Mustafa Kemal Atatürk’ün uzağı görüş ve derin seziş kabiliyetine General Mac Arthur büyük bir hayranlık duymuştur. 1932 yılında Atatürk’le yaptığı bir görüşme sırasında Atatürk, Mac Arthur’a Almanya’nın bütün Avrupa’yı işgal edeceğini, savaşın 1940-1945 yıllarından daha sonraya kalmayacağı, İtalya’nın savaşa gireceğini, Amerika’nın savaşa girmesiyle Almanya’nın yenileceğini, savaşı kazanan tarafın ise Rusya olacağını söylemiştir.
Askerlikte muharebedeki durum ve şartlara göre inisiyatifini kullanarak kesin karar verebilme çok önemlidir.
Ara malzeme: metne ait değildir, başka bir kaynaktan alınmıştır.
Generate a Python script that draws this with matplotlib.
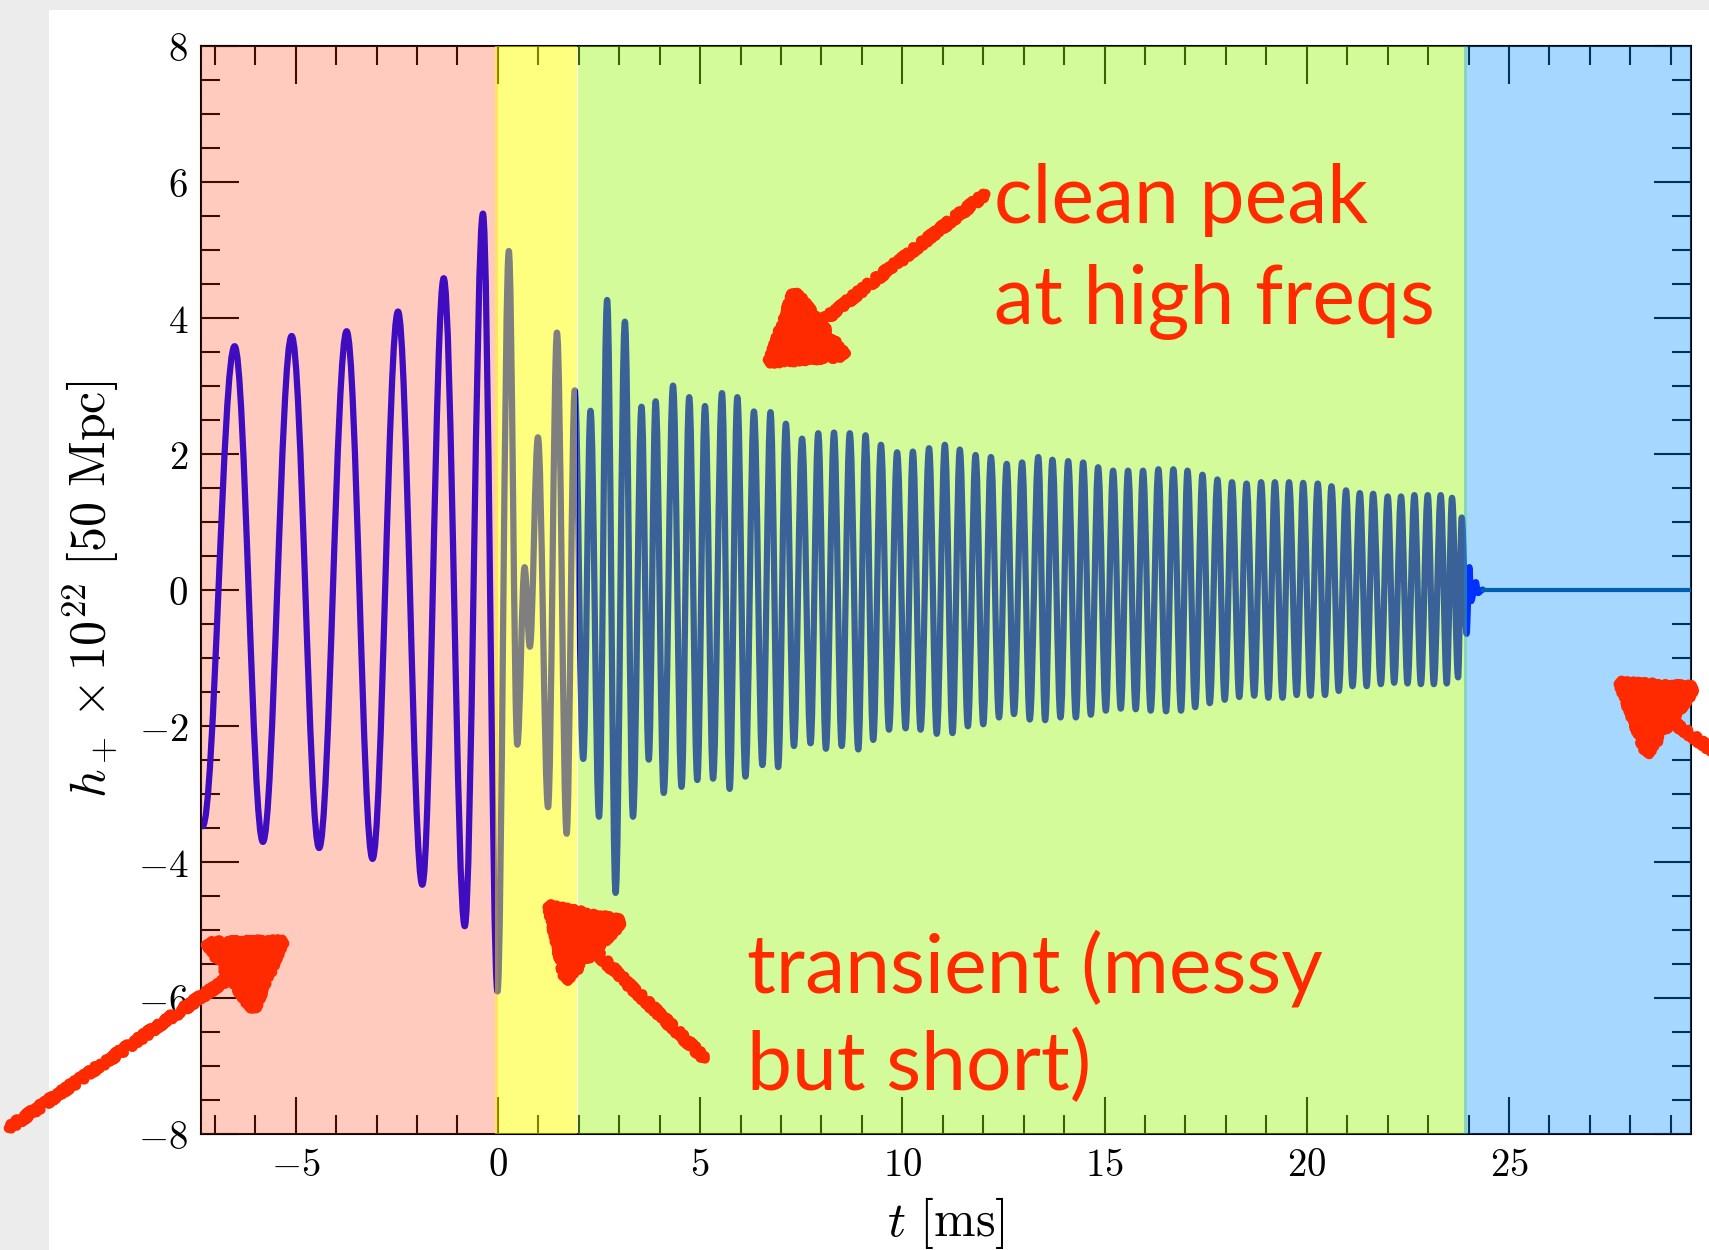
import matplotlib
matplotlib.use('Agg')
import matplotlib.pyplot as plt
from matplotlib.path import Path
from matplotlib.patches import PathPatch, Rectangle
from matplotlib.ticker import MultipleLocator, FuncFormatter

plt.rcParams['mathtext.fontset'] = 'cm'

# turning points of h+ (t in ms, h+ x 1e22 at 50 Mpc)
t_inspiral = [-7.30, -6.51, -5.81, -5.10, -4.42, -3.74, -3.10, -2.47, -1.87, -1.34, -0.82, -0.37, -0.01]
h_inspiral = [-3.48, 3.58, -3.71, 3.73, -3.80, 3.80, -3.96, 4.09, -4.34, 4.58, -4.95, 5.53, -5.91]

t_transient = [0.27, 0.48, 0.66, 0.79, 0.99, 1.24, 1.46, 1.70, 1.90]
h_transient = [4.98, -2.28, 0.33, -0.84, 2.24, -3.20, 3.78, -3.59, 2.93]

t_post = [2.11, 2.29, 2.50, 2.70, 2.91, 3.14, 3.34, 3.55, 3.73, 3.90,
          4.10, 4.33, 4.54, 4.73, 4.93, 5.12, 5.32, 5.54, 5.73, 5.92,
          6.12, 6.33, 6.54, 6.74, 6.93, 7.12, 7.32, 7.52, 7.73, 7.92,
          8.11, 8.31, 8.50, 8.70, 8.91, 9.09, 9.28, 9.47, 9.67, 9.87,
          10.08, 10.26, 10.45, 10.66, 10.85, 11.05, 11.24, 11.42, 11.62, 11.81,
          12.00, 12.19, 12.39, 12.58, 12.76, 12.96, 13.15, 13.36, 13.53, 13.71,
          13.91, 14.10, 14.29, 14.47, 14.66, 14.84, 15.03, 15.21, 15.40, 15.58,
          15.77, 15.95, 16.14, 16.33, 16.52, 16.70, 16.89, 17.05, 17.24, 17.42,
          17.60, 17.79, 17.97, 18.15, 18.33, 18.51, 18.70, 18.87, 19.05, 19.21,
          19.40, 19.56, 19.75, 19.91, 20.09, 20.27, 20.45, 20.61, 20.79, 20.97,
          21.13, 21.31, 21.48, 21.64, 21.83, 22.00, 22.16, 22.33, 22.49, 22.66,
          22.82, 22.99, 23.14, 23.31, 23.46, 23.59, 23.74, 23.83, 23.95]
h_post = [-2.49, 2.63, -3.34, 4.26, -4.46, 3.94, -3.34, 2.69, -2.50, 2.77,
          -2.99, 3.00, -2.90, 2.83, -2.80, 2.70, -2.78, 2.89, -2.93, 2.83,
          -2.75, 2.62, -2.58, 2.61, -2.61, 2.44, -2.30, 2.22, -2.26, 2.30,
          -2.34, 2.31, -2.30, 2.30, -2.35, 2.27, -2.21, 2.13, -2.06, 2.02,
          -2.04, 2.03, -2.06, 2.08, -2.12, 2.13, -2.11, 2.06, -2.01, 1.98,
          -1.98, 1.95, -1.88, 1.85, -1.83, 1.87, -1.91, 1.95, -1.92, 1.91,
          -1.88, 1.89, -1.88, 1.87, -1.84, 1.80, -1.78, 1.75, -1.75, 1.75,
          -1.76, 1.75, -1.78, 1.77, -1.79, 1.77, -1.78, 1.75, -1.73, 1.69,
          -1.67, 1.62, -1.62, 1.58, -1.58, 1.56, -1.56, 1.58, -1.59, 1.58,
          -1.59, 1.58, -1.55, 1.57, -1.56, 1.56, -1.55, 1.52, -1.49, 1.46,
          -1.42, 1.42, -1.42, 1.41, -1.39, 1.37, -1.37, 1.37, -1.38, 1.39,
          -1.39, 1.39, -1.39, 1.39, -1.38, 1.35, -1.29, 1.06, -0.65]

t_ring = [24.02, 24.06, 24.18, 24.23, 24.35]
h_ring = [0.33, -0.17, 0.11, -0.05, 0.0]

t_tail = [24.35, 29.5]
h_tail = [0.0, 0.0]

# phase boundaries and shading
phase_start = [-7.5, -0.07, 1.99, 23.89]
phase_end = [0.0, 1.96, 23.95, 30.0]
phase_color = ['#ff3300', '#ffff00', '#93f700', '#008fff']
phase_alpha = [0.25, 0.5, 0.4, 0.35]

red = '#ff2a00'


def smooth_path(t, h, k=0.364):
    # cubic segments between turning points, flat tangents at each one
    verts = [(t[0], h[0])]
    codes = [Path.MOVETO]
    for i in range(1, len(t)):
        dt = t[i] - t[i - 1]
        verts += [(t[i - 1] + k * dt, h[i - 1]), (t[i] - k * dt, h[i]), (t[i], h[i])]
        codes += [Path.CURVE4] * 3
    return Path(verts, codes)


fig = plt.figure(figsize=(17.09, 12.5), dpi=100, facecolor='#ececec')
fig.add_artist(Rectangle((49 / 1709, 0), 1, 1 - 10 / 1250, transform=fig.transFigure,
                         facecolor='white', edgecolor='none', zorder=-10))
ax = fig.add_axes([0.1174, 0.0931, 0.8721, 0.8704])
ax.set_facecolor('white')

tt = t_inspiral + t_transient + t_post + t_ring
hh = h_inspiral + h_transient + h_post + h_ring
ax.add_patch(PathPatch(smooth_path(tt, hh), facecolor='none', edgecolor='#0000ff',
                       lw=4.5, capstyle='round', joinstyle='round', zorder=2))
ax.plot(t_tail, h_tail, color='#0060b0', lw=3, zorder=4)

for x0, x1, c, a in zip(phase_start, phase_end, phase_color, phase_alpha):
    ax.axvspan(x0, x1, color=c, alpha=a, lw=0, zorder=3)

ax.set_xlim(-7.35, 29.5)
ax.set_ylim(-8, 8)
ax.xaxis.set_major_locator(MultipleLocator(5))
ax.xaxis.set_minor_locator(MultipleLocator(1))
ax.yaxis.set_major_locator(MultipleLocator(2))
ax.yaxis.set_minor_locator(MultipleLocator(0.5))
fmt = FuncFormatter(lambda v, p: f'${v:g}$')
ax.xaxis.set_major_formatter(fmt)
ax.yaxis.set_major_formatter(fmt)
ax.tick_params(which='both', direction='in', top=True, right=True, width=1.5,
               labelsize=28, pad=9)
ax.tick_params(which='major', length=27)
ax.tick_params(which='minor', length=13.7)
for s in ax.spines.values():
    s.set_linewidth(1.5)

ax.set_xlabel(r'$t\ [\mathrm{ms}]$', fontsize=36, labelpad=8)
ax.set_ylabel(r'$h_+ \times 10^{22}\ [50\ \mathrm{Mpc}]$', fontsize=36, labelpad=12)

# annotations
txt = dict(color=red, fontsize=58, family=['Lato', 'DejaVu Sans'], ha='left', va='baseline', zorder=6)
ax.text(12.26, 5.39, 'clean peak', **txt)
ax.text(12.26, 3.91, 'at high freqs', **txt)
ax.text(6.15, -5.92, 'transient (messy', **txt)
ax.text(6.15, -7.36, 'but short)', **txt)

arrows = [((12.06, 5.82), (6.55, 3.27)),
          ((5.12, -6.90), (1.11, -4.57)),
          ((-12.1, -7.92), (-5.15, -5.10)),
          ((31.2, -2.88), (27.57, -1.30))]
for tail, head in arrows:
    ann = ax.annotate('', xy=head, xytext=tail, annotation_clip=False, zorder=6,
                      arrowprops=dict(arrowstyle='-|>,head_length=4.5,head_width=2.9',
                                      mutation_scale=10, lw=7, color=red,
                                      shrinkA=0, shrinkB=0))
    ann.arrow_patch.set_sketch_params(scale=3, length=5, randomness=4)

fig.savefig('out.png', dpi=100, facecolor=fig.get_facecolor())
Mustafa Kemal Atatürk, inisiyatifi en iyi şekilde kullanmasını bilen bir askerdir. Bir komutanın verdiği emirler içinde en zor olanı, "geri çekilme" emridir. Hiçbir komutan geri çekilme emrini kolay kolay veremez. Fakat çeşitli ihtimaller hesaplanarak yapılan bir geri çekilme harekâtı ilerde yapılabilecek taarruz harekâtına gerekli olacak insan ve malzemenin ana kaynağını teşkil edebilir. Buna ve Mustafa Kemal Atatürk’ün inisiyatifini kullanarak yaptığı en güzel geri çekilme harekâtından birisini Suriye Cephesi’nde uygulamıştır. Mustafa Kemal Atatürk verdiği geri çekilme emriyle Anadolu’nun güneyden geçiş yolu olan Toros dağları geçitlerine ulaşan yolların kapatılmasını sağlayarak düşman kuvvetlerinin Anadolu içlerine girmesini önlediği gibi Yıldırım Ordular Grubunun savaş malzemelerinin ilerde Adana, Antep, Maraş savunmalarında kullanılmasını sağlamıştır.
İkinci örnek ise Kurtuluş Savaşı’nda Kütahya-Eskişehir Muharebeleri’nden sonra ordunun 150 km geride, Sakarya doğusuna çekilme kararıdır. Atatürk’ün verdiği emir büyük bir geri çekilmeyi gerektiren zor bir karardır. Karardaki güçlük, bu kadar büyük bir geri çekilmenin askerî gereklerini Türkiye Büyük Millet Meclisi’nde anlatabilme zorluğu, mukavemetin ve harbin asıl kaynağı olan millette yaratacağı düş kırıklığından, Yunanlara ve diğer devletleri güç ve umut verilmesinden ve TBMM Hükûmetinin dış ülkelerle müzakere gücünün zayıflamış olmasından kaynaklanıyordu. Ayrıca bu yurt parçasının düşmana bırakılmasının maddi kayıpları da olacaktı.
Bütün bu olumsuzluklara karşılık, askerî zorunluluklarla bu kararı almak zorunda kalmış ve askerî şartları Türk ordusu yararına düzeltmiştir.
Liderlik risk ve sorumluluk üstlenmeyi gerektirir. Atatürk, sorumluluk konusunda en yakın arkadaşlarından en sade vatandaşa kadar daima örnek olmuştur. Ona göre sorumluluğun idrakinde akıl vardır. Gerçek vardır. Sağlam bir mantık, engin bir bilinç vardır. "Komutanlık vazife ve sorumluluğunu yüklenecek kadar omuzlarında ve özellikle dimağlarında güç bulunmayanların acıklı sonuçlarla karşılaşmaları kaçınılmazdır." diyen Atatürk’ün hareketlerinde ve kararlarında büyük bir cesaret ve soğukkanlılık görülür. Atatürk, Sakarya’da üstün bir düşman karşısında cepheyi zayıf kuvvetle tutmuş, kuvvetin çoğunu elinde ihtiyat olarak bulundurmuştur.